The hermiticity of operators of observables, e.g. the Hamiltonian, in QM is usually justified by saying that the eigenvalues must be real valued.
I know that the Lagrangian is just a Legendre transformation of the Hamiltonian and so is also hermitian.
I am wondering if there is some other reason that the Lagrangian must be hermitian in QFT, this also made me question, why is it necessary that the action be real? am I missing some other underlying principle here?

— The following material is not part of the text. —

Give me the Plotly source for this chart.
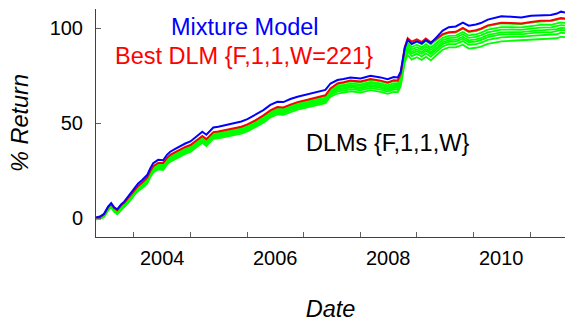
import plotly.graph_objects as go

# Trading dates (sampled)
dates = [
    "2003-05-02", "2003-05-28", "2003-06-23", "2003-07-19", "2003-08-08", "2003-08-27", "2003-09-16", "2003-10-11", "2003-10-31", "2003-12-02",
    "2004-01-03", "2004-01-29", "2004-02-24", "2004-03-27", "2004-04-15", "2004-05-05", "2004-06-06", "2004-07-08", "2004-08-03", "2004-08-23",
    "2004-09-24", "2004-10-26", "2004-11-28", "2004-12-31", "2005-02-10", "2005-03-18", "2005-04-13", "2005-05-08", "2005-05-28", "2005-06-29",
    "2005-07-31", "2005-09-15", "2005-10-30", "2005-11-25", "2006-01-03", "2006-02-23", "2006-04-16", "2006-05-31", "2006-07-15", "2006-08-23",
    "2006-10-07", "2006-11-22", "2007-01-25", "2007-03-31", "2007-05-21", "2007-06-23", "2007-08-07", "2007-09-15", "2007-10-30", "2008-01-03",
    "2008-03-07", "2008-05-11", "2008-06-26", "2008-08-04", "2008-08-30", "2008-09-18", "2008-10-01", "2008-10-14", "2008-11-02", "2008-11-28",
    "2008-12-31", "2009-02-01", "2009-02-27", "2009-03-31", "2009-05-08", "2009-06-16", "2009-07-25", "2009-09-08", "2009-10-24", "2009-12-01",
    "2010-01-16", "2010-02-17", "2010-04-03", "2010-05-27", "2010-06-29", "2010-09-01", "2010-11-05", "2011-01-06", "2011-03-11", "2011-05-15",
    "2011-06-23", "2011-07-19", "2011-08-14",
]

# Cumulative % return of the mixture model
mixture = [
    0.3, 0.8, 2.2, 6.0, 7.8, 5.6, 4.6, 7.2, 8.6, 12.0,
    15.8, 18.2, 20.0, 22.6, 26.0, 28.8, 30.6, 30.4, 33.4, 34.9,
    36.4, 37.9, 39.2, 40.3, 42.8, 45.4, 43.8, 46.2, 47.6, 48.0,
    48.6, 49.2, 50.0, 50.8, 52.0, 54.2, 56.8, 59.5, 61.2, 61.0,
    62.6, 63.8, 65.0, 66.4, 67.4, 70.8, 72.6, 73.2, 74.0, 73.4,
    74.8, 74.0, 73.0, 74.2, 74.0, 77.0, 84.0, 89.5, 93.8, 91.6,
    93.0, 91.8, 93.6, 92.0, 95.2, 98.6, 100.4, 100.8, 102.8, 101.2,
    101.8, 102.6, 104.4, 105.4, 106.2, 105.9, 105.5, 106.4, 106.8, 106.9,
    107.6, 108.6, 108.2,
]

# Best single DLM {F,1,1,W=221}
best_dlm = [
    0.1, 0.5, 1.9, 5.6, 7.4, 5.2, 4.1, 6.7, 8.0, 11.1,
    14.6, 16.9, 18.7, 21.2, 24.6, 27.3, 29.0, 28.9, 31.8, 33.2,
    34.7, 36.1, 37.4, 38.4, 40.7, 43.2, 41.5, 43.8, 45.2, 45.5,
    46.0, 46.5, 47.3, 48.0, 49.3, 51.4, 54.0, 56.6, 58.4, 58.2,
    59.7, 61.0, 62.2, 63.6, 64.6, 68.2, 70.8, 71.4, 72.3, 71.8,
    73.1, 72.3, 71.3, 72.5, 72.4, 75.8, 83.5, 89.8, 94.6, 92.8,
    94.0, 92.6, 94.4, 92.5, 94.4, 96.8, 97.8, 98.0, 100.0, 98.2,
    98.8, 99.6, 101.4, 102.2, 102.8, 102.6, 102.4, 103.2, 103.8, 104.0,
    104.6, 105.2, 105.0,
]

# Individual DLMs {F,1,1,W} for other window lengths
dlm_a = [
    -0.3, 0.1, 1.5, 5.2, 7.0, 4.8, 3.7, 6.3, 7.6, 10.7,
    14.2, 16.5, 18.3, 20.8, 24.2, 26.9, 28.6, 28.5, 31.4, 32.8,
    34.3, 35.7, 37.0, 38.0, 40.3, 42.8, 41.1, 43.4, 44.8, 45.1,
    45.6, 46.1, 46.9, 47.6, 48.9, 51.0, 53.6, 56.2, 58.0, 57.8,
    59.3, 60.6, 61.8, 63.2, 64.2, 67.8, 70.4, 71.0, 71.9, 71.4,
    72.7, 71.9, 70.9, 72.1, 72.0, 75.4, 83.0, 89.0, 93.6, 91.6,
    92.8, 91.5, 93.2, 91.4, 93.8, 96.3, 97.4, 97.6, 99.6, 97.8,
    98.4, 99.2, 101.0, 101.8, 102.4, 102.2, 102.0, 102.8, 103.4, 103.6,
    104.2, 104.8, 104.6,
]
dlm_b = [
    -0.4, 0.0, 1.3, 5.0, 6.7, 4.5, 3.4, 5.9, 7.2, 10.3,
    13.8, 16.0, 17.8, 20.3, 23.6, 26.3, 28.0, 27.9, 30.8, 32.2,
    33.6, 35.0, 36.3, 37.3, 39.7, 42.2, 40.5, 42.8, 44.2, 44.5,
    45.0, 45.5, 46.2, 47.0, 48.2, 50.3, 52.9, 55.5, 57.3, 57.1,
    58.6, 59.9, 61.1, 62.5, 63.4, 67.0, 69.4, 70.0, 70.9, 70.3,
    71.6, 70.8, 69.8, 71.0, 70.8, 74.2, 81.7, 87.6, 92.0, 90.0,
    91.2, 89.8, 91.5, 89.7, 92.2, 94.8, 95.9, 96.0, 97.9, 96.1,
    96.6, 97.4, 99.1, 99.9, 100.5, 100.4, 100.3, 101.0, 101.6, 101.7,
    102.3, 102.9, 102.7,
]
dlm_c = [
    -0.4, -0.1, 1.2, 4.8, 6.5, 4.2, 3.1, 5.6, 6.8, 9.9,
    13.4, 15.7, 17.4, 19.9, 23.2, 25.9, 27.6, 27.4, 30.3, 31.7,
    33.1, 34.5, 35.8, 36.8, 39.2, 41.7, 40.0, 42.3, 43.7, 44.0,
    44.5, 45.0, 45.7, 46.5, 47.7, 49.8, 52.4, 55.0, 56.8, 56.6,
    58.1, 59.3, 60.5, 61.9, 62.9, 66.4, 68.7, 69.3, 70.1, 69.5,
    70.8, 70.0, 68.9, 70.1, 70.0, 73.3, 80.8, 86.5, 90.9, 88.7,
    89.9, 88.6, 90.3, 88.5, 91.0, 93.6, 94.7, 94.9, 96.7, 94.8,
    95.3, 96.1, 97.7, 98.5, 99.1, 99.1, 99.0, 99.7, 100.2, 100.3,
    100.8, 101.5, 101.3,
]
dlm_d = [
    -0.5, -0.2, 1.1, 4.6, 6.3, 4.0, 2.9, 5.3, 6.5, 9.6,
    13.1, 15.4, 17.1, 19.5, 22.8, 25.4, 27.1, 26.9, 29.8, 31.2,
    32.7, 34.1, 35.4, 36.4, 38.7, 41.2, 39.5, 41.8, 43.2, 43.5,
    44.0, 44.5, 45.3, 46.0, 47.2, 49.4, 51.9, 54.6, 56.3, 56.1,
    57.6, 58.8, 60.0, 61.4, 62.3, 65.8, 68.0, 68.5, 69.3, 68.7,
    70.0, 69.2, 68.1, 69.3, 69.1, 72.4, 79.8, 85.5, 89.7, 87.5,
    88.7, 87.4, 89.0, 87.2, 89.8, 92.5, 93.6, 93.7, 95.4, 93.5,
    94.0, 94.7, 96.3, 97.1, 97.7, 97.8, 97.8, 98.4, 98.8, 98.9,
    99.4, 100.1, 99.9,
]
dlm_e = [
    -0.6, -0.3, 0.9, 4.5, 6.1, 3.8, 2.7, 5.0, 6.2, 9.3,
    12.8, 15.1, 16.8, 19.1, 22.4, 25.0, 26.7, 26.5, 29.4, 30.8,
    32.3, 33.7, 35.0, 36.0, 38.3, 40.8, 39.1, 41.4, 42.8, 43.1,
    43.6, 44.1, 44.9, 45.6, 46.8, 49.0, 51.5, 54.2, 55.8, 55.6,
    57.1, 58.4, 59.6, 60.9, 61.8, 65.3, 67.4, 67.9, 68.7, 68.0,
    69.4, 68.5, 67.4, 68.6, 68.4, 71.7, 79.0, 84.6, 88.8, 86.5,
    87.7, 86.4, 88.0, 86.2, 88.8, 91.5, 92.7, 92.8, 94.4, 92.5,
    92.9, 93.6, 95.2, 96.0, 96.6, 96.7, 96.7, 97.3, 97.7, 97.7,
    98.3, 99.0, 98.8,
]
dlm_f = [
    -0.6, -0.4, 0.8, 4.3, 5.9, 3.6, 2.4, 4.7, 5.9, 9.0,
    12.5, 14.7, 16.4, 18.7, 21.9, 24.6, 26.3, 26.0, 28.9, 30.3,
    31.7, 33.1, 34.4, 35.4, 37.8, 40.3, 38.6, 40.9, 42.3, 42.6,
    43.1, 43.6, 44.3, 45.1, 46.3, 48.4, 51.0, 53.6, 55.3, 55.1,
    56.6, 57.8, 59.0, 60.3, 61.2, 64.7, 66.6, 67.1, 67.8, 67.2,
    68.5, 67.6, 66.5, 67.7, 67.5, 70.7, 78.0, 83.5, 87.5, 85.2,
    86.4, 85.0, 86.7, 84.9, 87.6, 90.3, 91.5, 91.5, 93.1, 91.1,
    91.5, 92.2, 93.7, 94.5, 95.1, 95.3, 95.4, 95.9, 96.2, 96.2,
    96.7, 97.5, 97.3,
]
dlm_g = [
    -0.7, -0.5, 0.6, 4.0, 5.6, 3.2, 2.0, 4.2, 5.4, 8.5,
    12.0, 14.2, 15.8, 18.1, 21.3, 23.9, 25.6, 25.3, 28.2, 29.6,
    31.0, 32.4, 33.7, 34.7, 37.1, 39.6, 37.9, 40.2, 41.6, 41.9,
    42.4, 42.9, 43.6, 44.4, 45.5, 47.7, 50.2, 52.9, 54.5, 54.3,
    55.8, 57.0, 58.2, 59.5, 60.4, 63.8, 65.5, 66.0, 66.7, 66.0,
    67.3, 66.4, 65.3, 66.4, 66.2, 69.4, 76.6, 81.9, 85.8, 83.4,
    84.6, 83.2, 84.8, 83.0, 85.8, 88.6, 89.8, 89.8, 91.2, 89.2,
    89.6, 90.2, 91.6, 92.4, 93.0, 93.3, 93.5, 94.0, 94.2, 94.1,
    94.6, 95.4, 95.2,
]
dlm_family = [dlm_a, dlm_b, dlm_c, dlm_d, dlm_e, dlm_f, dlm_g]

# Axis ticks: year boundaries get tick marks, labels sit mid-year
year_starts = ["2004-01-01", "2005-01-01", "2006-01-01", "2007-01-01",
               "2008-01-01", "2009-01-01", "2010-01-01", "2011-01-01"]
label_dates = ["2004-07-01", "2006-07-01", "2008-07-01", "2010-07-01"]
label_text = ["2004", "2006", "2008", "2010"]
y_ticks = [0, 50, 100]

FONT = "Liberation Sans, Arial, Helvetica, sans-serif"
GREEN = "#00FF00"
RED = "#FF0000"
BLUE = "#0000FF"

fig = go.Figure()

for series in dlm_family:
    fig.add_trace(go.Scatter(x=dates, y=series, mode="lines",
                             line=dict(color=GREEN, width=1.8),
                             showlegend=False, hoverinfo="skip"))

fig.add_trace(go.Scatter(x=dates, y=best_dlm, mode="lines",
                         line=dict(color=RED, width=2),
                         showlegend=False))
fig.add_trace(go.Scatter(x=dates, y=mixture, mode="lines",
                         line=dict(color=BLUE, width=2),
                         showlegend=False))

# Year labels centred within each labelled year
for d, t in zip(label_dates, label_text):
    fig.add_annotation(text=t, x=d, xref="x", y=0, yref="paper",
                       yanchor="top", xanchor="center", yshift=-8,
                       showarrow=False,
                       font=dict(family=FONT, size=20, color="black"))

fig.add_annotation(text="Mixture Model", xref="paper", yref="paper",
                   x=0.3177, y=0.922, xanchor="center", yanchor="middle",
                   showarrow=False, font=dict(family=FONT, size=23.5, color=BLUE))
fig.add_annotation(text="Best DLM {F,1,1,W=221}", xref="paper", yref="paper",
                   x=0.3156, y=0.792, xanchor="center", yanchor="middle",
                   showarrow=False, font=dict(family=FONT, size=23.5, color=RED))
fig.add_annotation(text="DLMs {F,1,1,W}", xref="paper", yref="paper",
                   x=0.6205, y=0.412, xanchor="center", yanchor="middle",
                   showarrow=False, font=dict(family=FONT, size=23.5, color="black"))

fig.update_layout(
    width=565, height=322,
    margin=dict(l=96, r=0, t=9, b=85),
    paper_bgcolor="white", plot_bgcolor="white",
    font=dict(family=FONT, color="black"),
    showlegend=False,
)

fig.update_xaxes(
    type="date",
    range=["2003-05-02", "2011-08-14"],
    showline=True, linecolor="#404040", linewidth=1,
    showgrid=False, zeroline=False,
    tickmode="array", tickvals=year_starts,
    ticktext=[""] * len(year_starts),
    ticks="inside", ticklen=5, tickcolor="#606060", tickwidth=1,
    title=dict(text="Date", font=dict(family=FONT, size=23.5, style="italic"),
               standoff=64),
)

fig.update_yaxes(
    range=[-10, 110],
    showline=True, linecolor="#404040", linewidth=1,
    showgrid=False, zeroline=False,
    tickmode="array", tickvals=y_ticks,
    ticks="inside", ticklen=5, tickcolor="#606060",
    tickfont=dict(family=FONT, size=20, color="black"),
    ticklabelstandoff=8,
    title=dict(text="% Return", font=dict(family=FONT, size=23.5, style="italic"),
               standoff=14),
)

fig.write_html("out.html")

The classical action (of particles or fields) has to be real, because this means a real classical Lagrangian. This is needed because (canonical) momenta are obtained (for instance for a particle) from the Lagrangian by $p_i = \frac{\partial \mathcal {L}}{\partial \dot x^i}$ , and momenta are real.
In QM or QFT, the action has to be understood as a phase, more precisely the probability amplitude to an history $H$ to happen is (in $\hbar = 1$ units) :
$\psi_H = e^{iS_H}$
where $S_H$ is the classical action of the history $H$.

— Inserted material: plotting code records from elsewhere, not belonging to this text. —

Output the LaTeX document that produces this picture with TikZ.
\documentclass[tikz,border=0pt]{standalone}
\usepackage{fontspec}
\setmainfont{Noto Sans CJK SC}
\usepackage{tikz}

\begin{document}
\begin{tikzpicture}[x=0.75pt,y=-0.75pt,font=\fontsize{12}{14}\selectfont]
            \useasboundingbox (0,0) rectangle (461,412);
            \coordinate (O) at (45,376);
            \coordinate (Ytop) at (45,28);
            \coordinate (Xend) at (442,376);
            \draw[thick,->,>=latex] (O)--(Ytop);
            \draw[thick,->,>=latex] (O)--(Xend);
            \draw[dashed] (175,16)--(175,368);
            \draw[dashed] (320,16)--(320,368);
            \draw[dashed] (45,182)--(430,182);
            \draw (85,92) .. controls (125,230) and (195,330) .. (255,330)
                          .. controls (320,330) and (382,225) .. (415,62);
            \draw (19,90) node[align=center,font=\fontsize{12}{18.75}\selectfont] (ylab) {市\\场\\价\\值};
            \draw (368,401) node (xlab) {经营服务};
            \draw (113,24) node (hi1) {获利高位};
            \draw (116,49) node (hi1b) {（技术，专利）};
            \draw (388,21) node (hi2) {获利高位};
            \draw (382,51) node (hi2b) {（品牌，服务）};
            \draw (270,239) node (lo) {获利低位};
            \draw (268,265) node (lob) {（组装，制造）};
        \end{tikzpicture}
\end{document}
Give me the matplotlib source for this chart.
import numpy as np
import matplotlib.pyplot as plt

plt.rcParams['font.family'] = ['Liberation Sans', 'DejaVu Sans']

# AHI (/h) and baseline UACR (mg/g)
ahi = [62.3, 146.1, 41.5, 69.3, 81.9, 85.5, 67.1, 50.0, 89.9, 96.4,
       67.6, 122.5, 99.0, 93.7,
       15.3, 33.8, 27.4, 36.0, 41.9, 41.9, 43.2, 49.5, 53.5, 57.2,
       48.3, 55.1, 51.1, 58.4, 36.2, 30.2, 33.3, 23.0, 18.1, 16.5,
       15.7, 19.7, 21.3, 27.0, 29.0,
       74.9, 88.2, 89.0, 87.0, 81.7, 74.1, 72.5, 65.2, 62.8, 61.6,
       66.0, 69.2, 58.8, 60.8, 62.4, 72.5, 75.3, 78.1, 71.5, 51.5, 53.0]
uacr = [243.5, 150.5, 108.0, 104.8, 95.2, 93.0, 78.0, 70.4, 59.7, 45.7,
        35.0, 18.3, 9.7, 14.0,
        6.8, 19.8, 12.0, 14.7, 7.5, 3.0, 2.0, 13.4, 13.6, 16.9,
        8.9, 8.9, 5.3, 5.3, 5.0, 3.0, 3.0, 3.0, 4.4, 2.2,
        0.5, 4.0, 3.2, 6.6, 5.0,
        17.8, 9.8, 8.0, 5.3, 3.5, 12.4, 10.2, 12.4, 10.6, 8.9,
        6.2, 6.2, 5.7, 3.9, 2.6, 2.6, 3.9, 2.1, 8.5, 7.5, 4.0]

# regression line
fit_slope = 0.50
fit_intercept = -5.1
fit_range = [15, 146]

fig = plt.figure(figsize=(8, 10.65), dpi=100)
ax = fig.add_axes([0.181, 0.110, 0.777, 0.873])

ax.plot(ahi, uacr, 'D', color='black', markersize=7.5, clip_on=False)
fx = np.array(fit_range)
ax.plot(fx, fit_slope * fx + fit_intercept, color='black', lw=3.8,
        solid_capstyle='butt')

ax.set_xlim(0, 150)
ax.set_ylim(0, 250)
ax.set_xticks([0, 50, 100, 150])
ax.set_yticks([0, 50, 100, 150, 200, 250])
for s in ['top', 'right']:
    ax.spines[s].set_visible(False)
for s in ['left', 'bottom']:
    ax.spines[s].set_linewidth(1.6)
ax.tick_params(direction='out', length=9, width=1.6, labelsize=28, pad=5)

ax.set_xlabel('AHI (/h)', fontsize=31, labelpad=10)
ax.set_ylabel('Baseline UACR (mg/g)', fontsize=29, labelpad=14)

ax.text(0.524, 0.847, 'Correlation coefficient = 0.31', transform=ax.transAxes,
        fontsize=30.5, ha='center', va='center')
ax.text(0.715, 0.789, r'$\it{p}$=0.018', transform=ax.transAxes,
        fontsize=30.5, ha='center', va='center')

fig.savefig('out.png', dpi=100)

To have the total quantum probability amplitude, you have to sum over all possible histories :
$\psi = \int [DH]\psi_H = \int [Dh]e^{iS_H}$
So, the action does not correspond to a measurable quantity, it is a unobservable phase, it is not an observable.
If the action was an observable, you should be able to select a particular history among all histories, in some sense, extract a specific classical behaviour from a quantum behaviour, which is not possible.
In quantum theory, the S-matrix is unitary in order to preserve the concept of probabilities adding up to 100%. Unitarity is implemented via an appropriate reality constraint/condition. E.g. in the path integral formulation $$Z~=~ \int {\cal D}\phi~e^{\frac{i}{\hbar}S},$$ the action $S$ should be real-valued.